The apparent result of mass luxury is the blurring of client expectations. Today, the average consumer receives the same levels of craftsmanship, reliability, and service once reserved for the wealthy, because companies like Apple, Toyota, Marriott, and Amazon sell everyday luxuries at an attainable prices.

Apple’s iPad (or any tablet) is another prime example. For a reasonable price, a customer can purchase sophisticated equipment that is beautiful, reliable, and functional. And, anyone with an Amazon Prime account can get it delivered overnight. When a client buys sophisticated electronics, it’s no longer a “luxury experience,” but a class-indifferent Technology Experience.

This experience becomes the new paradigm for technical purchases. Clients now compare just about everything they own to an Apple product–their car’s telemetry system, their programmable coffee machine, their cable TV menu system, and their new vacuum. All technology experiences are compared with the Technology Experience.

This is where you come in. Everything you sell will be compared to the Technology Experience, and unfortunately, you fall short. Let’s not sugarcoat this: the CI business is messy, buggy, usually over budget, and often not on schedule.
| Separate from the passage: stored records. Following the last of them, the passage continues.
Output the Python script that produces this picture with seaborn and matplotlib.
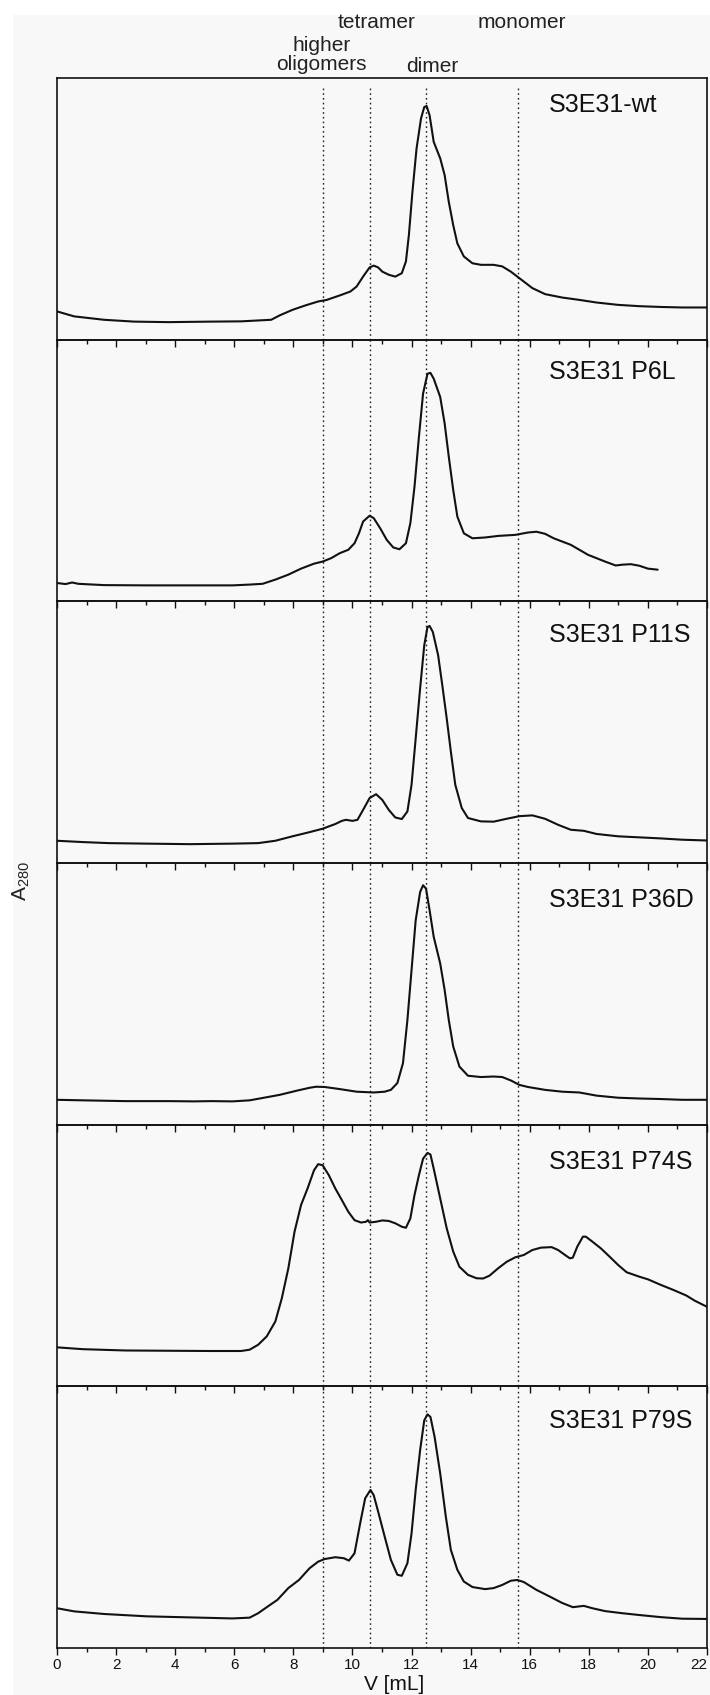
import numpy as np
import pandas as pd
import matplotlib
matplotlib.use("Agg")
import matplotlib.pyplot as plt
import seaborn as sns
from matplotlib import font_manager
from matplotlib.patches import Rectangle
from matplotlib.transforms import blended_transform_factory
from matplotlib.ticker import MultipleLocator

# ---------------- data ----------------
samples = ["S3E31-wt", "S3E31 P6L", "S3E31 P11S", "S3E31 P36D", "S3E31 P74S", "S3E31 P79S"]

v_wt = [0, 0.58, 1.59, 2.61, 3.77, 5.22, 6.23, 7.25, 7.54, 7.97, 8.41, 8.84, 9.13, 9.57, 9.93, 10.14,
        10.36, 10.58, 10.72, 10.87, 11.01, 11.23, 11.45, 11.67, 11.81, 11.91, 12.03, 12.17, 12.32, 12.43,
        12.51, 12.61, 12.75, 12.97, 13.12, 13.26, 13.41, 13.55, 13.77, 14.06, 14.35, 14.78, 15.07, 15.36,
        15.58, 15.80, 16.09, 16.52, 17.10, 17.68, 18.26, 18.99, 19.71, 20.43, 21.16, 22.0]
a_wt = [10.8, 8.9, 7.6, 6.9, 6.7, 6.9, 7.0, 7.6, 9.3, 11.4, 13.1, 14.6, 15.2, 16.9, 18.4, 20.3,
        24.1, 27.6, 28.3, 27.6, 26.0, 24.8, 24.1, 25.4, 29.9, 40.0, 56.5, 73.1, 84.5, 88.9,
        89.3, 85.8, 75.6, 69.3, 62.9, 52.7, 43.8, 36.8, 31.8, 29.2, 28.6, 28.6, 28.0, 26.0,
        24.1, 22.2, 19.7, 17.4, 16.1, 15.2, 14.2, 13.3, 12.8, 12.5, 12.3, 12.3]

v_p6l = [0, 0.29, 0.51, 0.72, 1.59, 3.04, 4.49, 5.94, 6.52, 6.96, 7.39, 7.83, 8.26, 8.70, 8.99, 9.28,
         9.57, 9.86, 10.07, 10.22, 10.36, 10.58, 10.72, 10.94, 11.16, 11.38, 11.59, 11.81, 11.96, 12.10,
         12.25, 12.39, 12.54, 12.64, 12.75, 12.97, 13.12, 13.26, 13.41, 13.55, 13.77, 14.06, 14.49, 14.93,
         15.51, 15.94, 16.23, 16.52, 16.81, 17.39, 17.97, 18.55, 18.91, 19.13, 19.42, 19.71, 20.00, 20.33]
a_p6l = [7.0, 6.6, 7.2, 6.7, 6.2, 6.1, 6.1, 6.1, 6.4, 6.7, 8.3, 10.2, 12.5, 14.4, 15.2, 16.5,
         18.4, 19.7, 22.2, 26.0, 30.5, 32.7, 31.8, 27.9, 23.5, 20.6, 19.9, 22.2, 29.9, 43.8,
         62.9, 79.4, 87.0, 87.3, 85.1, 78.1, 68.0, 55.3, 42.6, 32.4, 26.0, 24.1, 24.4, 25.0,
         25.4, 26.3, 26.6, 25.8, 24.1, 21.6, 17.8, 15.2, 13.7, 14.0, 14.2, 13.6, 12.5, 12.1]

v_p11s = [0, 0.87, 1.74, 3.04, 4.49, 5.94, 6.81, 7.39, 7.97, 8.55, 8.99, 9.42, 9.64, 9.78, 10.00, 10.17,
          10.36, 10.58, 10.80, 11.01, 11.23, 11.45, 11.67, 11.86, 12.00, 12.14, 12.29, 12.43, 12.54, 12.61,
          12.72, 12.90, 13.04, 13.19, 13.33, 13.48, 13.70, 13.91, 14.35, 14.78, 15.22, 15.65, 16.09, 16.52,
          16.96, 17.39, 17.83, 18.26, 18.99, 19.71, 20.43, 21.16, 22.0]
a_p11s = [8.5, 8.0, 7.6, 7.4, 7.2, 7.4, 7.6, 8.5, 10.2, 11.8, 13.1, 14.9, 16.1, 16.5, 16.1, 16.5,
          20.3, 24.8, 26.3, 24.1, 20.3, 17.4, 16.8, 19.7, 29.9, 47.6, 66.7, 83.2, 90.2, 90.6,
          88.3, 79.4, 68.0, 55.3, 42.6, 29.9, 21.0, 17.2, 15.9, 15.8, 16.9, 17.9, 18.2, 16.9,
          14.6, 12.7, 12.3, 11.1, 10.2, 9.8, 9.4, 8.9, 8.6]

v_p36d = [0, 0.87, 2.32, 3.77, 4.64, 5.22, 5.94, 6.52, 6.96, 7.54, 8.12, 8.55, 8.77, 9.06, 9.57, 10.14,
          10.72, 11.09, 11.30, 11.52, 11.71, 11.86, 12.00, 12.14, 12.29, 12.39, 12.49, 12.61, 12.75, 12.97,
          13.12, 13.26, 13.41, 13.62, 13.91, 14.35, 14.78, 15.07, 15.36, 15.65, 15.94, 16.52, 17.10, 17.68,
          18.26, 18.99, 19.71, 20.43, 21.16, 22.0]
a_p36d = [9.5, 9.3, 9.0, 9.0, 8.9, 9.0, 8.9, 9.3, 10.2, 11.4, 13.0, 14.1, 14.5, 14.4, 13.6, 12.6,
          12.3, 12.6, 13.3, 15.9, 23.5, 40.0, 59.1, 78.1, 88.9, 91.5, 90.2, 82.0, 71.8, 61.6,
          51.5, 40.0, 29.9, 22.2, 18.7, 18.2, 18.4, 18.2, 16.9, 15.2, 14.4, 13.3, 12.6, 12.3,
          11.1, 10.3, 10.0, 9.8, 9.5, 9.5]

v_p74s = [0, 0.87, 2.32, 3.77, 5.22, 6.23, 6.52, 6.81, 7.10, 7.39, 7.61, 7.83, 8.04, 8.26, 8.48, 8.70,
          8.84, 8.99, 9.20, 9.42, 9.64, 9.86, 10.07, 10.29, 10.46, 10.52, 10.58, 10.80, 11.01, 11.23,
          11.45, 11.67, 11.81, 11.96, 12.10, 12.25, 12.39, 12.54, 12.64, 12.75, 12.97, 13.19, 13.41, 13.62,
          13.91, 14.20, 14.42, 14.64, 14.93, 15.22, 15.51, 15.80, 16.09, 16.38, 16.74, 16.96, 17.17, 17.36,
          17.46, 17.61, 17.80, 17.90, 18.12, 18.41, 18.70, 18.99, 19.28, 19.71, 20.00, 20.43, 20.87, 21.30,
          21.59, 22.0]
a_p74s = [14.9, 14.2, 13.7, 13.6, 13.5, 13.5, 14.0, 15.9, 19.1, 24.8, 33.7, 45.1, 59.1, 69.3, 75.6, 82.6,
          84.9, 84.5, 80.7, 75.6, 71.2, 66.7, 63.5, 62.6, 62.9, 63.5, 62.6, 62.9, 63.4, 63.2,
          62.3, 61.0, 60.6, 64.2, 73.1, 80.7, 87.0, 89.2, 88.6, 83.2, 71.8, 60.4, 51.5, 45.7,
          42.6, 41.3, 41.2, 42.3, 45.1, 47.6, 49.3, 50.2, 52.1, 53.0, 53.2, 52.1, 50.4, 48.9,
          49.2, 53.4, 57.2, 57.2, 55.3, 52.7, 49.6, 46.4, 43.6, 41.9, 40.9, 38.8, 36.8, 34.7,
          32.7, 30.4]

v_p79s = [0, 0.58, 1.59, 3.04, 4.49, 5.94, 6.52, 6.81, 7.10, 7.46, 7.83, 8.19, 8.55, 8.84, 9.06, 9.42,
          9.71, 9.88, 10.07, 10.26, 10.43, 10.61, 10.72, 10.87, 11.09, 11.30, 11.52, 11.67, 11.86, 12.00,
          12.14, 12.29, 12.43, 12.54, 12.64, 12.78, 12.97, 13.16, 13.33, 13.55, 13.77, 14.06, 14.49, 14.78,
          15.07, 15.36, 15.58, 15.80, 16.23, 16.67, 17.10, 17.46, 17.83, 18.12, 18.55, 19.13, 19.71, 20.43,
          21.16, 22.0]
a_p79s = [15.2, 14.0, 13.0, 12.1, 11.7, 11.3, 11.6, 13.3, 15.6, 18.4, 22.9, 26.0, 30.5, 33.0, 34.0, 34.7,
          34.3, 33.4, 36.2, 47.6, 57.2, 60.4, 58.4, 52.1, 42.6, 33.7, 28.0, 27.6, 32.4, 43.8,
          60.4, 75.6, 87.0, 89.3, 88.3, 80.7, 66.7, 50.2, 37.5, 29.9, 25.4, 23.3, 22.5, 22.9,
          24.1, 25.7, 26.0, 25.2, 22.2, 19.7, 17.2, 15.6, 16.1, 15.2, 14.1, 13.3, 12.6, 11.8,
          11.2, 11.1]

volumes = [v_wt, v_p6l, v_p11s, v_p36d, v_p74s, v_p79s]
absorb = [a_wt, a_p6l, a_p11s, a_p36d, a_p74s, a_p79s]

marker_volumes = [9.0, 10.6, 12.5, 15.6]
species_labels = ["higher\noligomers", "tetramer", "dimer", "monomer"]
tick_values = list(range(0, 23, 2))
tick_labels = [str(t) for t in tick_values]

# ---------------- style ----------------
sns.set_theme(style="white")
names = {f.name for f in font_manager.fontManager.ttflist}
main_font = "Liberation Sans" if "Liberation Sans" in names else "DejaVu Sans"
narrow_font = "Liberation Sans Narrow" if "Liberation Sans Narrow" in names else main_font
plt.rcParams["font.family"] = [main_font, "DejaVu Sans"]
plt.rcParams["mathtext.fontset"] = "custom"
plt.rcParams["mathtext.rm"] = main_font
plt.rcParams["mathtext.it"] = main_font
plt.rcParams["mathtext.default"] = "regular"

BG = "#f8f8f8"
INK = "#111111"
W, H = 710, 1695
fig = plt.figure(figsize=(W / 100, H / 100), dpi=100, facecolor="white")
fig.patches.append(Rectangle((13 / W, 0), 1 - 13 / W, 1 - 15 / H, transform=fig.transFigure,
                             facecolor=BG, edgecolor="none", zorder=-10))

left, right = 57 / W, 707 / W
top, bottom = 1 - 78 / H, 1 - 1648 / H
n = len(samples)
ph = (top - bottom) / n
axes = []
for i in range(n):
    ax = fig.add_axes([left, top - (i + 1) * ph, right - left, ph])
    ax.set_facecolor("none")
    axes.append(ax)

label_y = [0.870, 0.851, 0.845, 0.832, 0.832, 0.842]

for i, ax in enumerate(axes):
    df = pd.DataFrame({"V": volumes[i], "A": absorb[i]})
    sns.lineplot(data=df, x="V", y="A", ax=ax, color=INK, linewidth=1.5, sort=False,
                 estimator=None, errorbar=None)
    for mv in marker_volumes:
        ax.axvline(mv, ymin=0, ymax=0.965 if i == 0 else 1.0, color="#222222",
                   linestyle=(0, (1.2, 2.2)), linewidth=1.0, zorder=1)
    ax.set_xlim(0, 22)
    ax.set_ylim(0, 100)
    ax.set_yticks([])
    ax.set_xlabel("")
    ax.set_ylabel("")
    for s in ax.spines.values():
        s.set_color(INK)
        s.set_linewidth(1.2)
    ax.xaxis.set_major_locator(MultipleLocator(2))
    ax.xaxis.set_minor_locator(MultipleLocator(1))
    ax.tick_params(axis="x", which="major", direction="out", length=5, width=1.0, color=INK,
                   bottom=True, top=False)
    ax.tick_params(axis="x", which="minor", direction="out", length=3, width=1.0, color=INK,
                   bottom=True, top=False)
    ax.text(16.65, label_y[i], samples[i], transform=blended_transform_factory(ax.transData, ax.transAxes),
            ha="left", va="baseline", fontsize=18, color=INK)
    if i < n - 1:
        ax.set_xticklabels([])

axb = axes[-1]
axb.set_xticks(tick_values)
axb.set_xticklabels(tick_labels, fontsize=11, family=narrow_font, color=INK)
axb.get_xticklabels()[-1].set_horizontalalignment("right")
axb.tick_params(axis="x", which="major", pad=2)
axb.set_xlabel("V [mL]", fontsize=15, color=INK, labelpad=0)
axb.xaxis.set_label_coords(11.4 / 22, -0.105)
axb.xaxis.label.set_verticalalignment("top")

# species labels above the top panel
tr = blended_transform_factory(axes[0].transData, fig.transFigure)
axes[0].text(8.94, 1 - 55 / H, species_labels[0], transform=tr, ha="center", va="center",
             fontsize=15, color="#222222", linespacing=1.05)
axes[0].text(10.8, 1 - 22 / H, species_labels[1], transform=tr, ha="center", va="center",
             fontsize=15, color="#222222")
axes[0].text(12.7, 1 - 67 / H, species_labels[2], transform=tr, ha="center", va="center",
             fontsize=15, color="#222222")
axes[0].text(15.74, 1 - 22 / H, species_labels[3], transform=tr, ha="center", va="center",
             fontsize=15, color="#222222")

fig.text(21 / W, 1 - 881 / H, r"A$_{280}$", rotation=90, ha="center", va="center",
         fontsize=15, color="#222222")

fig.savefig("out.png", dpi=100, facecolor="white")
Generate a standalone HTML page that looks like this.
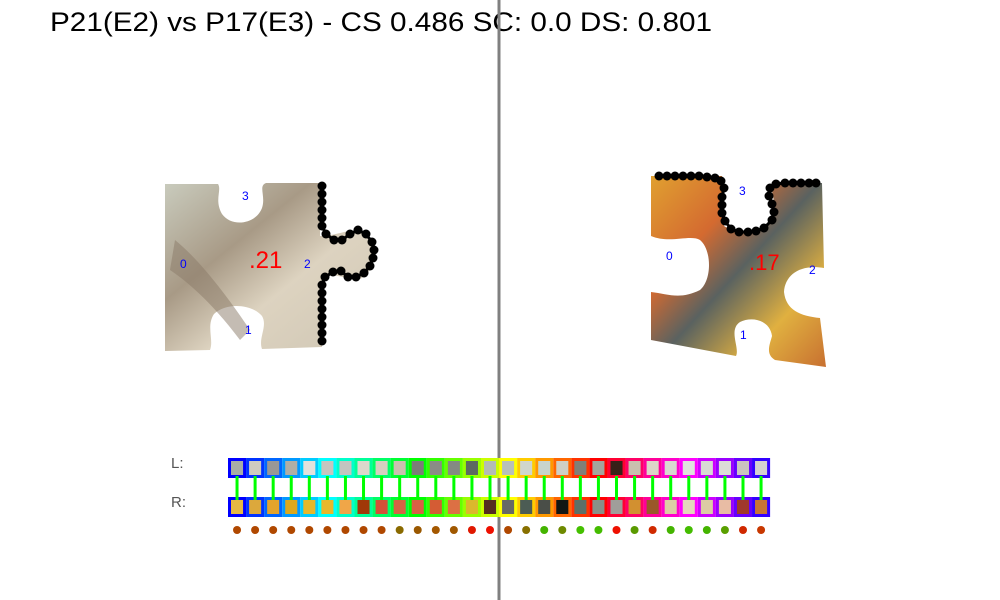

And yet, the CI business makes a technology sale, so it gets lumped into the Technology Experience by the client.

Today, the average consumer receives the same levels of craftsmanship, reliability, and service once reserved for the wealthy, because companies like Apple, Toyota, Marriott, and Amazon sell everyday luxuries at an attainable prices. From the start, your client compares your proposal to the Technology Experience. Why are your prices higher than the internet? Why is a control system (a system that surely can’t be more sophisticated than an iPad) so expensive? And why does this project require so many labor hours? These are fair questions in the context of a Technology Experience, which forces you to justify your prices and methods.

You can overcome the trap of the Technology Experience through a simple device that psychologists call reframing. Reframing is a preconception-breaking tool that presents information in a novel way.

Preconception #1: Your technology seems expensive.

Client: $20k for a control system? That’s excessive.

Salesperson: Like all technology, the cost of control systems has come down in the past 10 years. Sophisticated systems once cost $75,000. By relying on iPads and commercial-grade networking devices, we now configure a system for 25 percent of the cost, with enhanced reliability and ease-of-use.

Preconception #2: Your labor costs are high.

Client: $20k for labor? That’s excessive.

Salesperson: Systems like this once took twice as long to design, program, and install. Our industry has made tremendous efficiency gains in the past years, which allows us to offer systems like this to more and more homeowners.

Reframing is simple; you’re showing how technology and process improved in the past few years, and how these changes slashed prices. Instead of fighting the client with an all-too-common statement like, “There’s a lot of work that goes into a system like this that you don’t see,” you’re acknowledging CI systems follow the same laws of the Technology Experience as other products they own. Accept the new Technology Experience as a consumer reality, and use reframing to acknowledge this shift.